An enriched perspective
That the collections come from roughly the same period of time — Kinzinger entered office in 2011, the others in 2013 — is important, White said.
“It ensures that researchers get a rich, multifaceted perspective on what happened in the halls of Congress during the last dozen years,” she said. “Different members, with different political leanings and different bases of support, will have entirely different perspectives on these major events. Together their papers will tell a richer, more complete story of what occurred.”
It’s not the first time for such overlap. The Dirksen collection, for instance, is supplemented by the concurrent service of Michel for a dozen years, and by the papers of congressional journalist Neil MacNeil. Issues that were addressed during Michel’s tenure continue as threads in LaHood’s collection.

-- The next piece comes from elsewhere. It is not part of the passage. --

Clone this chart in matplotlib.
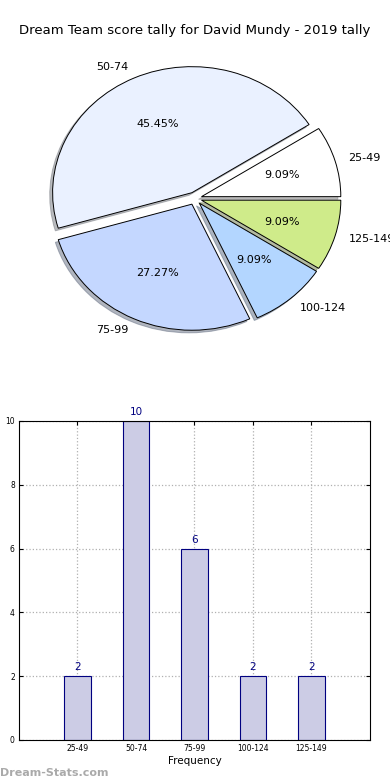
import matplotlib.pyplot as plt

# score intervals and how often each occurred
intervals = ['25-49', '50-74', '75-99', '100-124', '125-149']
counts = [1, 5, 3, 1, 1]
bar_counts = [2, 10, 6, 2, 2]
slice_colors = ['#FFFFFF', '#EAF1FF', '#C4D7FF', '#B3D6FF', '#CFEB8A']

fig = plt.figure(figsize=(3.9, 7.8), dpi=100)

fig.text(0.5, 0.961, 'Dream Team score tally for David Mundy - 2019 tally',
         ha='center', va='center', fontsize=9.5)

# Pie of score intervals (slightly squashed, like the original)
ax1 = fig.add_axes([0.053, 0.5436, 0.893, 0.404])
wedges, texts, autotexts = ax1.pie(
    counts, labels=intervals, colors=slice_colors, explode=[0.05] * 5,
    autopct='%1.2f%%', shadow={'ox': -0.015, 'oy': -0.015, 'shade': 0.5},
    startangle=0, wedgeprops=dict(edgecolor='black', linewidth=0.7),
    textprops=dict(fontsize=8))
ax1.set_aspect('auto')
ax1.set_xlim(-1.25, 1.25)
ax1.set_ylim(-1.25, 1.25)

# Bar chart of frequencies
ax2 = fig.add_axes([0.0487, 0.0513, 0.9, 0.4090])
x = list(range(len(intervals)))
bars = ax2.bar(x, bar_counts, width=0.45, color='#CCCCE5', edgecolor='#000080',
               linewidth=0.8, zorder=2)
for xi, v in zip(x, bar_counts):
    ax2.text(xi, v + 0.12, str(v), ha='center', va='bottom', fontsize=7.5,
             color='#000080')
ax2.set_xlim(-1, 5)
ax2.set_ylim(0, 10)
ax2.set_xticks(x)
ax2.set_xticklabels(intervals)
ax2.set_yticks([0, 2, 4, 6, 8, 10])
ax2.tick_params(axis='both', labelsize=5.5, direction='in', top=True, right=True,
                length=3, pad=3)
ax2.grid(True, linestyle=':', color='#b0b0b0', linewidth=0.9, zorder=0)
ax2.set_xlabel('Frequency', fontsize=7.5, labelpad=2)
ax2.set_ylabel('Occurrences', fontsize=7.5, labelpad=7)
for s in ax2.spines.values():
    s.set_linewidth(0.8)

fig.text(0.0, 0.003, 'Dream-Stats.com', fontsize=8, color='#aaaaaa',
         fontweight='bold', ha='left', va='bottom')

fig.savefig('out.png', dpi=100)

The new documents will be indexed and processed over the next few years, and are expected to be accessible to researchers in 2028. They include:
- Perspectives on the Jan. 6, 2021, attack on the Capitol, particularly important because of Kinzinger’s role on the select committee investigating it and Davis’ role as ranking member of the Committee on House Administration dealing with Capitol security.
- Davis’ role during and after the June 14, 2017, shooting at the Congressional Baseball Game for Charity practice.

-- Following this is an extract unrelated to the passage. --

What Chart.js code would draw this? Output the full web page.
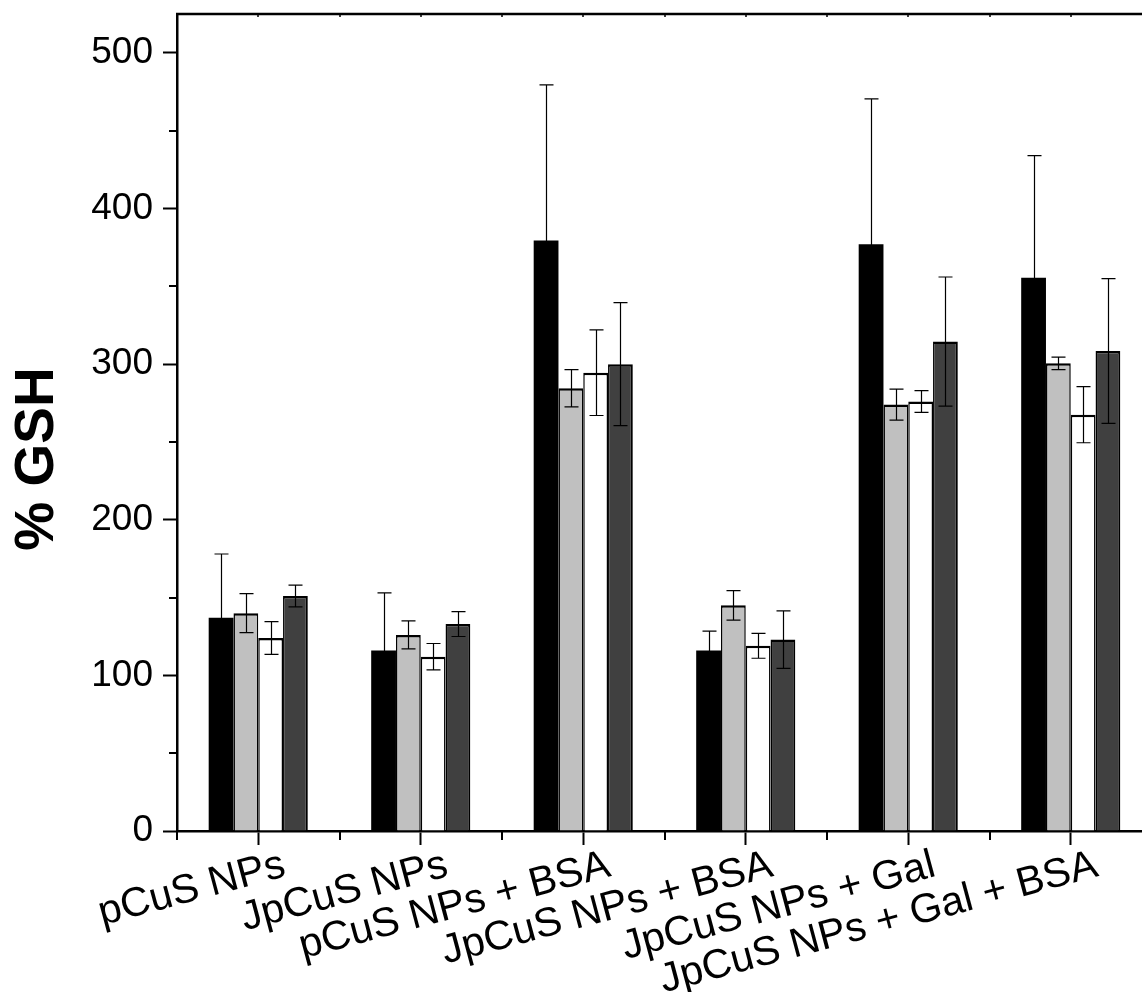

- Campaigns, with Bustos’ service overseeing the Democratic Congressional Campaign Committee in 2020 and her work addressing the electability of Democrats in districts won by President Donald Trump in 2016.
- Transportation and infrastructure legislation, informed by Davis’ and Bustos’ committee work.
- Agriculture legislation, from work by Davis and Bustos on multiple rounds of farm bill legislation.
“It’s important to academia that we’ve expanded our collection and our partnerships, and that, in turn, is beneficial to the Pekin-Peoria region’s reputation when it draws more researchers here,” White said.
Meanwhile, “between Illinois College, Bradley University, and even Illinois State University and Millikin University where Congressmen Kinzinger and Davis went to school, there’s an opportunity to talk about congressional leadership to an even wider audience.”